As such, much of the focus Wednesday was on how expanding will help get the Big 12 champion into the playoff. Why not just take the mystery out and start pushing other leagues – which share similar concerns – about expanding the playoff?

It seems worth at least discussing. It’s certainly easier than adding two to six schools to the conference. And while it’s tough to ask one league football team to play one extra game in an expanded playoff, it’s far less taxing on student-athletes than sending every player on every campus off to Orlando or Provo each year.

There can’t be one fan in the Big 12 wishing his or her team could play Cincinnati more but Texas less. So why not explore the simpler solution, at least if you value the history, tradition and excitement of your own conference more than the history and tradition and excitement of a bowl game.

The Big 12 lives with an undercurrent of fear that down the line Texas and Oklahoma are going to get lured off to the Big Ten or SEC. Politically, those schools probably can’t go anywhere without bringing Texas Tech and Oklahoma State along respectively, so the threat may not actually be that great.

Why not add value to the Big 12, though – if not monetarily (which expansion likely can’t produce), then in competitive interests. If the Big 12 champ is assured a playoff spot, then perhaps Texas and Oklahoma wouldn't look to leave a 10-team league, where they have historic advantages, to enter what would be a 16-to-18-team SEC knife fight.

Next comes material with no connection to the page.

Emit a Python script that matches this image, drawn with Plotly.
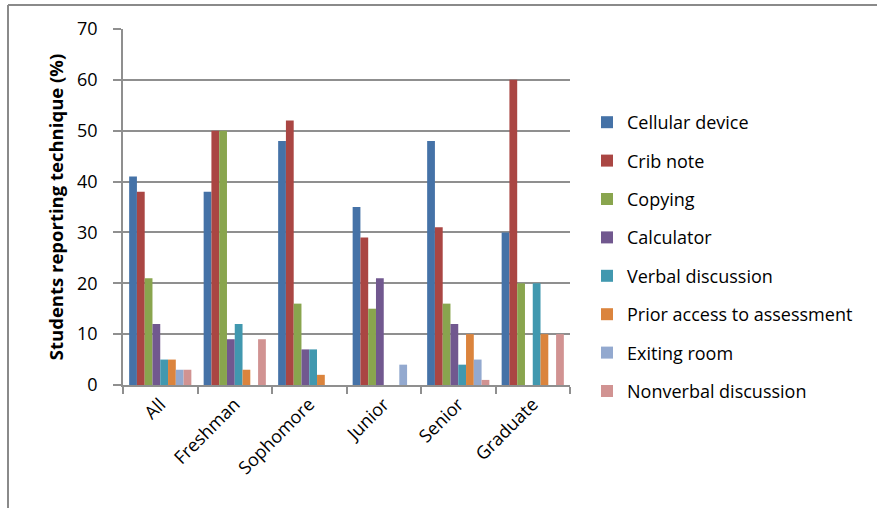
import plotly.graph_objects as go

# Student groups on the category axis
groups = ["All", "Freshman", "Sophomore", "Junior", "Senior", "Graduate"]

# Percent of students reporting each technique, per group
cellular_device = [41, 38, 48, 35, 48, 30]
crib_note = [38, 50, 52, 29, 31, 60]
copying = [21, 50, 16, 15, 16, 20]
calculator = [12, 9, 7, 21, 12, 0]
verbal_discussion = [5, 12, 7, 0, 4, 20]
prior_access = [5, 3, 2, 0, 10, 10]
exiting_room = [3, 0, 0, 4, 5, 0]
nonverbal_discussion = [3, 9, 0, 0, 1, 10]

series = [
    ("Cellular device", cellular_device, "#4572A7"),
    ("Crib note", crib_note, "#AA4643"),
    ("Copying", copying, "#89A54E"),
    ("Calculator", calculator, "#71588F"),
    ("Verbal discussion", verbal_discussion, "#4198AF"),
    ("Prior access to assessment", prior_access, "#DB843D"),
    ("Exiting room", exiting_room, "#93A9CF"),
    ("Nonverbal discussion", nonverbal_discussion, "#D19392"),
]

FONT = "Open Sans, Liberation Sans, sans-serif"
GRID = "#8f8f8f"
FS = 18

fig = go.Figure()
for name, values, color in series:
    fig.add_trace(go.Bar(
        x=groups, y=values, name=name, legendgroup=name,
        marker=dict(color=color, line=dict(width=0)),
    ))

W, H = 877, 508
ML, MR, MT, MB = 123, 307, 29, 123
pw, ph = W - ML - MR, H - MT - MB

def px_x(x):
    return (x - ML) / pw

def px_y(y):
    return 1 - (y - MT) / ph

fig.update_layout(
    width=W, height=H,
    margin=dict(l=ML, r=MR, t=MT, b=MB, autoexpand=False),
    paper_bgcolor="white", plot_bgcolor="white",
    barmode="group", bargap=0.165, bargroupgap=0,
    font=dict(family=FONT, size=FS, color="#000000"),
    showlegend=True,
    legend=dict(
        x=px_x(587), y=px_y(104), xanchor="left", yanchor="top",
        font=dict(family=FONT, size=FS, color="#000000"),
        tracegroupgap=12, itemwidth=30,
        bgcolor="rgba(0,0,0,0)",
    ),
    xaxis=dict(
        type="category", tickangle=-45, tickson="boundaries",
        ticks="outside", ticklen=7, tickcolor=GRID, tickwidth=1.5,
        showline=True, linecolor=GRID, linewidth=1.5,
        showgrid=False, automargin=False,
        tickfont=dict(family=FONT, size=FS, color="#000000"),
    ),
    yaxis=dict(
        range=[0, 70], dtick=10, tick0=0,
        ticks="outside", ticklen=8, tickcolor=GRID, tickwidth=1.5,
        ticklabelstandoff=12,
        showline=True, linecolor=GRID, linewidth=1.5,
        showgrid=True, gridcolor=GRID, gridwidth=1.5,
        zeroline=False, automargin=False,
        tickfont=dict(family=FONT, size=FS, color="#000000"),
        title=dict(
            text="<b>Students reporting technique (%)</b>",
            font=dict(family=FONT, size=18.5, color="#000000"),
            standoff=9,
        ),
    ),
    shapes=[
        # chart frame: top and left edges
        dict(type="line", xref="paper", yref="paper",
             x0=px_x(8), x1=px_x(W + 5), y0=px_y(5), y1=px_y(5),
             line=dict(color="#8a8a8a", width=2)),
        dict(type="line", xref="paper", yref="paper",
             x0=px_x(8), x1=px_x(8), y0=px_y(5), y1=px_y(H + 5),
             line=dict(color="#8a8a8a", width=2)),
    ],
)

fig.write_html("out.html")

Expanding the league is a massive and uncertain effort. It upsets everything. It is a huge drain on resources, energy and the student-athletes.

A six- or eight-team playoff with an automatic bid is fairly painless while assuring the Big 12’s place among the Power 5. It could actually result in multiple league teams getting in. So put that on the agenda, even there at the old Fiesta Frolic.

It’s called thinking outside the Biltmore.